In the example above, I'm creating a step for a NuGet package, and I've selected two machines from the production environment.

This design has downsides:

  • If you add or remove a machine, you'll have to update every project, and create new releases
  • Old releases will not be deployed to the new machine, or will not be allowed to deploy if they reference a non-existent machine

In a world of cloud computing and scaling out, this is very problematic, and so I've been working on a fix.

How it will work

In Octopus Deploy 1.1, you'll be able to tag machines as serving one or more 'roles', which you can define yourself.

Machines in Octopus 1.1

When you create a step or a variable, instead of choosing machines specifically, you'll just choose a role to target:

Editing steps in Octopus 1.1

The same applies to variables - a variable can now be scoped to a 'role' instead of to a machine.


For customers with existing data in Octopus Deploy, this creates a problem. Previously, steps referenced machines. In the new model, steps reference roles, and machines are in roles. The two data models are incompatible, and I'm trying to decide how the migration experience will work.

There seem to be a few options. One is to break backwards compatibility - old releases/projects could become read-only, and users will have to visit each project to create new releases after defining the roles and updating steps/variables. Only then would you be able to deploy releases again. Obviously this has a lot of downsides.

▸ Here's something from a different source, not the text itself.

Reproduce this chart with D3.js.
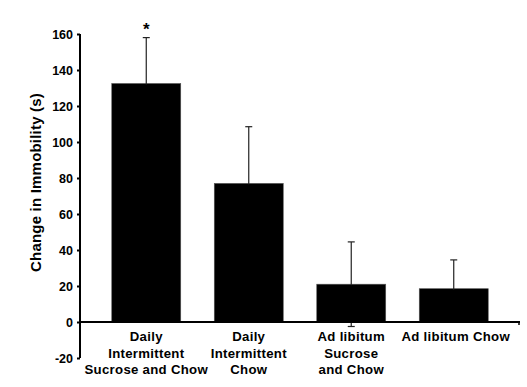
<!DOCTYPE html>
<html>
<head>
<meta charset="utf-8">
<script src="https://cdn.jsdelivr.net/npm/d3@7"></script>
<style>
  body { margin: 0; background: #fff; }
  text { font-family: "Liberation Sans", Arial, sans-serif; font-weight: bold; fill: #000; }
</style>
</head>
<body>
<script>
    const chart_width = 527;
    const chart_height = 387;

    // data
    const groups = [
      ["Daily", "Intermittent", "Sucrose and Chow"],
      ["Daily", "Intermittent", "Chow"],
      ["Ad libitum", "Sucrose", "and Chow"],
      ["Ad libitum Chow"]
    ];
    const means = [132.5, 77, 21, 18.5];
    const sems = [25.5, 31.5, 23.5, 16];
    const marks = ["*", "", "", ""];
    const yTicks = [-20, 0, 20, 40, 60, 80, 100, 120, 140, 160];

    const svg = d3.select('body').append('svg').attr('width', chart_width).attr('height', chart_height);

    const x = d3.scaleBand()
        .domain(d3.range(groups.length))
        .range([80, 520])
        .paddingInner(0.327)
        .paddingOuter(0.31);

    const y = d3.scaleLinear().domain([-20, 160]).range([358, 34]);

    // bars
    svg.selectAll('rect.bar')
        .data(means)
        .enter()
        .append('rect')
          .attr('class', 'bar')
          .attr('x', (d, i) => x(i))
          .attr('width', x.bandwidth())
          .attr('y', d => y(d))
          .attr('height', d => y(0) - y(d))
          .attr('fill', '#000')
          .attr('stroke', '#555')
          .attr('stroke-width', 0.6);

    // error bars (symmetric, lower half mostly hidden behind bar)
    const err = svg.append('g').attr('stroke', '#222').attr('stroke-width', 1.2);
    means.forEach((m, i) => {
      const cx = x(i) + x.bandwidth() / 2;
      const top = y(m + sems[i]);
      const bot = y(m - sems[i]);
      err.append('line').attr('x1', cx).attr('x2', cx).attr('y1', top).attr('y2', bot);
      err.append('line').attr('x1', cx - 3.5).attr('x2', cx + 3.5).attr('y1', top).attr('y2', top);
      err.append('line').attr('x1', cx - 3.5).attr('x2', cx + 3.5).attr('y1', bot).attr('y2', bot);
    });

    // redraw bars over lower error halves
    svg.selectAll('rect.cover')
        .data(means)
        .enter()
        .append('rect')
          .attr('x', (d, i) => x(i) + 1)
          .attr('width', x.bandwidth() - 2)
          .attr('y', d => y(d) + 1)
          .attr('height', d => y(0) - y(d) - 1)
          .attr('fill', '#000');

    // significance marks
    svg.selectAll('text.sig')
        .data(marks)
        .enter()
        .append('text')
          .attr('class', 'sig')
          .attr('x', (d, i) => x(i) + x.bandwidth() / 2)
          .attr('y', (d, i) => y(means[i] + sems[i]) - 3)
          .attr('text-anchor', 'middle')
          .style('font-size', '17px')
          .text(d => d);

    // y axis
    const yAxis = d3.axisLeft(y).tickValues(yTicks).tickSize(3).tickPadding(4).tickFormat(d => String(d));
    const ya = svg.append('g').attr('transform', 'translate(80,0)').call(yAxis);
    ya.select('.domain').attr('stroke', '#000').attr('stroke-width', 2).attr('d', `M0,${y(160)}V${y(-20)}`);
    ya.selectAll('.tick line').attr('stroke', '#000').attr('stroke-width', 2);
    ya.selectAll('.tick text').style('font-size', '12.5px').style('font-family', '"Liberation Sans", Arial, sans-serif').style('font-weight', 'bold');

    // x baseline at zero
    svg.append('line')
        .attr('x1', 80).attr('x2', 520)
        .attr('y1', y(0)).attr('y2', y(0))
        .attr('stroke', '#000').attr('stroke-width', 2);
    svg.append('line')
        .attr('x1', 519).attr('x2', 519)
        .attr('y1', y(0)).attr('y2', y(0) + 3)
        .attr('stroke', '#000').attr('stroke-width', 1.5);

    // category labels
    const labels = svg.selectAll('text.cat')
        .data(groups)
        .enter()
        .append('text')
          .attr('class', 'cat')
          .attr('text-anchor', 'middle')
          .style('font-size', '13.2px')
          .style('letter-spacing', '0.3px')
          .attr('transform', (d, i) => `translate(${x(i) + x.bandwidth() / 2 + (d.length === 1 ? 2 : 0)},341)`);
    labels.selectAll('tspan')
        .data(d => d)
        .enter()
        .append('tspan')
          .attr('x', 0)
          .attr('dy', (d, j) => j === 0 ? 0 : 16.7)
          .text(d => d);

    // y axis title
    svg.append('text')
        .attr('transform', 'translate(41,182.5) rotate(-90)')
        .attr('text-anchor', 'middle')
        .style('font-size', '15px')
        .style('letter-spacing', '0.2px')
        .text('Change in Immobility (s)');
</script>
</body>
</html>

Option 2 is to keep backwards compatibility indefinitely, by supporting both models. While this might be a better short term experience, in the long term I think it would just create confusion, as there would be two ways to do the same thing. The role-based model has no real downsides compared to the old model, so supporting the old model indefinitely makes no sense.

Finally, option 3 is to "adapt" the data, by automatically giving each machine a unique role (e.g., "machine-123"), and then converting old steps/variables that referenced that machine to reference its unique role instead. This way we move everything to a role-based model, old releases can continue to be deployed, and users can tidy up/refactor the roles as necessary after upgrading. It might be confusing at first, but Octopus Deploy users are all very clever, so I think they can handle it :)


Dealing with this kind of semantic difference in schema versions is an interesting problem, and at the moment I am leaning towards option 3.